Unlike the original 1995 installment starring Robin Williams where “Jumanji” was a board game where animals came to life, “Welcome to the Jungle” featured an antiquated video game (think “Atari”) which allowed the players to assume the personalities of their avatars. The four high-school teens from “Welcome” return, now bound for college, and as they appear for only minutes at the beginning and end, the actor’s names are unimportant.

They are joined here by Eddie (Danny DeVito) and Milo (Danny Glover), former co-owners of a diner whose friendship hit the skids when Milo decided to retire. Despite Milo’s best reconciliation efforts, Eddie is still angry and is determined to hold on to his grudge.

Because he’s depressed, one of the teens re-enters the game and drags two of the others with him along with Eddie and Milo. Once in the game they are channeled through avatars portrayed by (the also returning) Dwayne Johnson, Kevin Hart, Jack Black and Karen Gillan. The SOLE interesting wrinkle in the story is having Johnson and Hart respectfully voicing Eddie and Milo.

While Johnson speaks with a passable cantankerous New York accent, the normally motor-mouthed Hart delivers his lines with slow, precise deliberation leading to one of the movie’s biggest (of about three) authentic laughs.

For about half of the running time, Johnson and Hart audition for “Grumpy Old Men 3.” But the problem is it’s only funny for about five minutes. For his part, Black first channels a black teen male, then a white teen female and regularly falls down – in other words, he turns in another variation of Jack Black. Faring the best (if that’s the right word) is Gillan, a still relative unknown actress with lots of potential who deserves better than to be “trapped” in a franchise so undeserving of her charm and range. Dressed as if she’s auditioning for yet another reboot of “Tomb Raider,” the scantily-clad Gillan is given the most to do — and she puts her best foot forward.
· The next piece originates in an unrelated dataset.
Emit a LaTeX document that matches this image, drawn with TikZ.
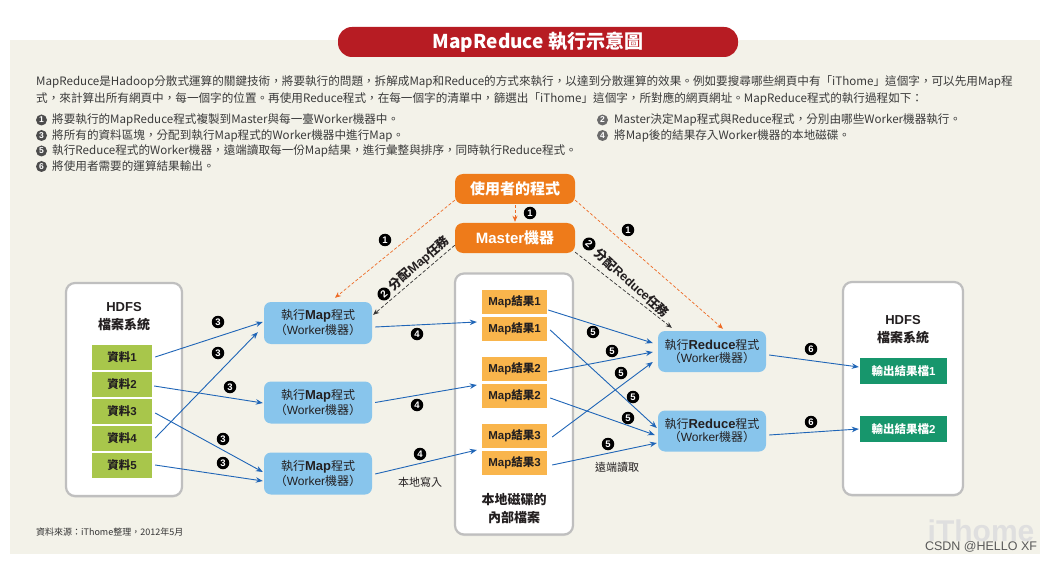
\documentclass[tikz,border=0pt]{standalone}
\usepackage{fontspec}
\setmainfont{Noto Sans CJK TC}
\newfontfamily\ar{Liberation Sans}
\usetikzlibrary{arrows.meta,calc,shadows}
\definecolor{beige}{HTML}{F3F2E9}
\definecolor{tred}{HTML}{B71C23}
\definecolor{uor}{HTML}{EE7B1A}
\definecolor{wblue}{HTML}{88C5EC}
\definecolor{dgreen}{HTML}{A8C64B}
\definecolor{mor}{HTML}{F9B54C}
\definecolor{oteal}{HTML}{17966C}
\definecolor{ablue}{HTML}{1F65B7}
\definecolor{dor}{HTML}{EE6A24}
\definecolor{txt}{HTML}{231F20}
\definecolor{ptxt}{HTML}{3A3A3A}
\newcommand\fsz[1]{\fontsize{#1}{#1}\selectfont}
\begin{document}
\begin{tikzpicture}[x=1pt,y=-1pt,
  every node/.style={text=txt},
  panel/.style={draw=gray!50, line width=2.2pt, fill=white, rounded corners=9pt,
     drop shadow={shadow xshift=0pt, shadow yshift=-1.5pt, fill=gray!45}},
  obox/.style={fill=uor, rounded corners=8pt, minimum width=120pt, minimum height=30pt,
     inner sep=0pt, text=white, font=\bfseries\fsz{15}},
  worker/.style={fill=wblue, rounded corners=7pt, minimum width=108pt, minimum height=42pt,
     inner sep=0pt, align=center, font=\fsz{12}},
  databox/.style={fill=dgreen, minimum width=60pt, minimum height=25pt, inner sep=0pt,
     font=\bfseries\fsz{11.5}},
  mres/.style={fill=mor, minimum width=65pt, minimum height=24pt, inner sep=0pt,
     font=\bfseries\fsz{11.5}},
  outf/.style={fill=oteal, minimum width=87pt, minimum height=26pt, inner sep=0pt,
     text=white, font=\bfseries\fsz{11.5}},
  num/.style={circle, fill=black, text=white, inner sep=0pt, minimum size=12.5pt,
     font=\ar\bfseries\fsz{9.5}},
  lnum/.style={circle, fill=black!70, text=white, inner sep=0pt, minimum size=11pt,
     font=\ar\bfseries\fsz{8.5}},
  barrow/.style={draw=ablue, line width=0.9pt, -{Stealth[length=7pt,width=5.5pt]}},
  odash/.style={draw=dor, line width=0.7pt, dash pattern=on 3pt off 2pt,
     -{Stealth[length=6pt,width=5pt]}},
  kdash/.style={draw=black!80, line width=0.7pt, dash pattern=on 3.5pt off 2pt,
     -{Stealth[length=6pt,width=5pt]}},
  para/.style={anchor=west, text=ptxt, font=\fsz{11.6}, inner sep=0pt},
  lbl/.style={font=\bfseries\fsz{13}, inner sep=0pt},
  small/.style={font=\fsz{11}, inner sep=0pt},
  rlbl/.style={font=\bfseries\fsz{12.5}, inner sep=0pt}
]
\useasboundingbox (0,0) rectangle (1051,561);
\fill[white] (0,0) rectangle (1051,561);
\fill[beige] (10,40) rectangle (1040,554);

% title
\node[fill=tred, rounded corners=14pt, minimum width=400pt, minimum height=30pt,
  inner sep=0pt, text=white, font=\bfseries\fsz{19}] (title) at (538,42) {MapReduce 執行示意圖};

% paragraph
\node[para] (p1) at (36,82) {MapReduce是Hadoop分散式運算的關鍵技術，將要執行的問題，拆解成Map和Reduce的方式來執行，以達到分散運算的效果。例如要搜尋哪些網頁中有「iThome」這個字，可以先用Map程};
\node[para] (p2) at (36,99) {式，來計算出所有網頁中，每一個字的位置。再使用Reduce程式，在每一個字的清單中，篩選出「iThome」這個字，所對應的網頁網址。MapReduce程式的執行過程如下：};

% list
\node[lnum] (lc1) at (41.5,120) {1};
\node[lnum] (lc3) at (41.5,135.5) {3};
\node[lnum] (lc5) at (41.5,151) {5};
\node[lnum] (lc6) at (41.5,166.5) {6};
\node[lnum, fill=black!58] (lc2) at (602.5,120) {2};
\node[lnum, fill=black!58] (lc4) at (602.5,135.5) {4};
\node[para] (li1) at (52,120) {將要執行的MapReduce程式複製到Master與每一臺Worker機器中。};
\node[para] (li3) at (52,135.5) {將所有的資料區塊，分配到執行Map程式的Worker機器中進行Map。};
\node[para] (li5) at (52,151) {執行Reduce程式的Worker機器，遠端讀取每一份Map結果，進行彙整與排序，同時執行Reduce程式。};
\node[para] (li6) at (52,166.5) {將使用者需要的運算結果輸出。};
\node[para] (li2) at (614,120) {Master決定Map程式與Reduce程式，分別由哪些Worker機器執行。};
\node[para] (li4) at (614,135.5) {將Map後的結果存入Worker機器的本地磁碟。};

% panels
\node[panel, minimum width=116pt, minimum height=213pt] (hdfsL) at (124,389.5) {};
\node[panel, minimum width=118pt, minimum height=261pt] (disk) at (514,404) {};
\node[panel, minimum width=120pt, minimum height=213pt] (hdfsR) at (903,388.5) {};

\node[lbl] (hlA) at (124,307) {\ar\bfseries HDFS};
\node[lbl] (hlB) at (124,325) {檔案系統};
\node[lbl] (hrA) at (903,320) {\ar\bfseries HDFS};
\node[lbl] (hrB) at (903,338) {檔案系統};
\node[lbl] (dkA) at (514,500) {本地磁碟的};
\node[lbl] (dkB) at (514,518) {內部檔案};

% user / master
\node[obox] (user) at (515,189) {使用者的程式};
\node[obox] (master) at (515,238) {{\ar\bfseries Master}機器};

% data blocks
\node[databox] (d1) at (122,357) {資料{\ar\bfseries 1}};
\node[databox] (d2) at (122,384) {資料{\ar\bfseries 2}};
\node[databox] (d3) at (122,411) {資料{\ar\bfseries 3}};
\node[databox] (d4) at (122,438) {資料{\ar\bfseries 4}};
\node[databox] (d5) at (122,465) {資料{\ar\bfseries 5}};

% map workers
\node[worker] (m1) at (318,323) {執行{\ar\bfseries\fsz{13}Map}程式\\[1pt]（{\ar Worker}機器）};
\node[worker] (m2) at (318,402.5) {執行{\ar\bfseries\fsz{13}Map}程式\\[1pt]（{\ar Worker}機器）};
\node[worker] (m3) at (318,473.5) {執行{\ar\bfseries\fsz{13}Map}程式\\[1pt]（{\ar Worker}機器）};

% map results
\node[mres] (r1a) at (514.5,302) {{\ar\bfseries Map}結果{\ar\bfseries 1}};
\node[mres] (r1b) at (514.5,329) {{\ar\bfseries Map}結果{\ar\bfseries 1}};
\node[mres] (r2a) at (514.5,369) {{\ar\bfseries Map}結果{\ar\bfseries 2}};
\node[mres] (r2b) at (514.5,396) {{\ar\bfseries Map}結果{\ar\bfseries 2}};
\node[mres] (r3a) at (514.5,436) {{\ar\bfseries Map}結果{\ar\bfseries 3}};
\node[mres] (r3b) at (514.5,463) {{\ar\bfseries Map}結果{\ar\bfseries 3}};

% reduce workers
\node[worker, minimum height=41pt] (rw1) at (712,351.5) {執行{\ar\bfseries\fsz{13}Reduce}程式\\[1pt]（{\ar Worker}機器）};
\node[worker, minimum height=41pt] (rw2) at (712,431) {執行{\ar\bfseries\fsz{13}Reduce}程式\\[1pt]（{\ar Worker}機器）};

% output files
\node[outf] (o1) at (903.5,371) {輸出結果檔{\ar\bfseries 1}};
\node[outf] (o2) at (903.5,429) {輸出結果檔{\ar\bfseries 2}};

% dashed arrows from top
\draw[odash] ($(user.south)+(0,1)$) -- ($(master.north)+(0,-1)$);
\draw[odash] ($(user.south west)+(0,-4)$) -- ($(m1.north)+(17,-4)$);
\draw[odash] ($(user.south east)+(0,-4)$) -- ($(rw1.north)+(11,-2)$);
\draw[kdash] ($(master.south west)+(0,-8)$) -- ($(m1.north east)+(1,13)$);
\draw[kdash] ($(master.south east)+(0,-1)$) -- ($(rw1.north west)+(14,-3)$);

\node[num] (n1a) at (530,213) {1};
\node[num] (n1b) at (385,240) {1};
\node[num] (n1c) at (628,230) {1};

\node[num, minimum size=13pt, font=\ar\bfseries\fsz{10}, rotate=41] (n2a) at (384,294) {2};
\node[rlbl, rotate=41] (lm) at (419,263.5) {分配{\ar\bfseries Map}任務};
\node[num, minimum size=13pt, font=\ar\bfseries\fsz{10}, rotate=-42] (n2b) at (589,244) {2};
\node[rlbl, rotate=-42] (lr) at (632,283) {分配{\ar\bfseries Reduce}任務};

% data -> map
\draw[barrow] ($(d1.east)+(3,0)$) -- ($(m1.west)+(-1,-1)$);
\draw[barrow] ($(d4.east)+(3,0)$) -- ($(m1.south west)+(-6,-12)$);
\draw[barrow] ($(d2.east)+(2,2)$) -- ($(m2.west)+(-1,0.5)$);
\draw[barrow] ($(d3.east)+(3,2)$) -- ($(m3.west)+(-1,-1.5)$);
\draw[barrow] ($(d5.east)+(3,0)$) -- ($(m3.west)+(-1,7.5)$);

\node[num] (n3a) at (218,322) {3};
\node[num] (n3b) at (218,353) {3};
\node[num] (n3c) at (230,387) {3};
\node[num] (n3d) at (223,439) {3};
\node[num] (n3e) at (223,463) {3};

% map -> results
\draw[barrow] ($(m1.east)+(3,4)$) -- ($(r1b.west)+(-5,-7)$);
\draw[barrow] ($(m2.east)+(3,0)$) -- ($(r2b.west)+(-5,-11)$);
\draw[barrow] ($(m3.east)+(3,0.5)$) -- ($(r3b.west)+(-5,-13)$);

\node[num] (n4a) at (417,334) {4};
\node[num] (n4b) at (417,405) {4};
\node[num] (n4c) at (420,454) {4};
\node[small] (bw) at (420,482) {本地寫入};

% results -> reduce
\draw[barrow] ($(r1a.east)+(1,8)$) -- ($(rw1.west)+(-5,-8.5)$);
\draw[barrow] ($(r1b.east)+(3,1)$) -- ($(rw2.west)+(-1,-3)$);
\draw[barrow] ($(r2a.east)+(1,3)$) -- ($(rw1.west)+(-5,0.5)$);
\draw[barrow] ($(r2b.east)+(3,2)$) -- ($(rw2.west)+(-3,4)$);
\draw[barrow] ($(r3a.east)+(5,1)$) -- ($(rw1.west)+(-5,10.5)$);
\draw[barrow] ($(r3b.east)+(5,2)$) -- ($(rw2.west)+(-1,12)$);

\node[num] (n5a) at (593,332) {5};
\node[num] (n5b) at (612,351) {5};
\node[num] (n5c) at (621,373) {5};
\node[num] (n5d) at (633,397) {5};
\node[num] (n5e) at (628,418) {5};
\node[num] (n5f) at (608,444) {5};
\node[small] (rr) at (617,467) {遠端讀取};

% reduce -> output
\draw[barrow] ($(rw1.east)+(3,3.5)$) -- ($(o1.west)+(-1,-4)$);
\draw[barrow] ($(rw2.east)+(3,4)$) -- ($(o2.west)+(-1,0)$);

\node[num] (n6a) at (811,349) {6};
\node[num] (n6b) at (811,422) {6};

% footnote
\node[anchor=west, inner sep=0pt, font=\fsz{9}, text=black!80] (src) at (36,532) {資料來源：iThome整理，2012年5月};

% watermark
\node[inner sep=0pt, font=\ar\bfseries\fsz{30}, text=gray!25] (wm) at (981,531) {iThome};
\node[inner sep=0pt, font=\ar\fsz{12.5}, text=black!65] (csdn) at (981,547) {CSDN @HELLO XF};
\end{tikzpicture}
\end{document}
Returning director Jake Kasden (son of Lawrence) and his co-writers Scott Rosenberg and Jeff Pinker attempt to divert attention away from the inert and moribund screenplay by including huge set pieces taking place in a rain forest, a sprawling desert, a Middle Eastern-themed market, a maze of aerial foot bridges and finally a snowbound castle which could easily double as a “Game of Thrones” set.

Although the avatars can “die” (which they do) they also have the ability to come back to life. But even though this can only be done a limited amount of times, there’s little doubt anyone will ever run out of lives. Even the presence of a barbarian killer (Rory McCann) known as “Jurgen the Brutal” presents little in the way of palpable or eminent danger.

With all of its bells and whistles and camera mugging, the grand total of “The Next Level” is far less than the sum of its parts. We’ve come to expect rush-to-market Hollywood product to be wanting and unimaginative, and while “The Next Level” is far from the worst of its kind ever made, it’s still a huge disappointment on almost every possible level.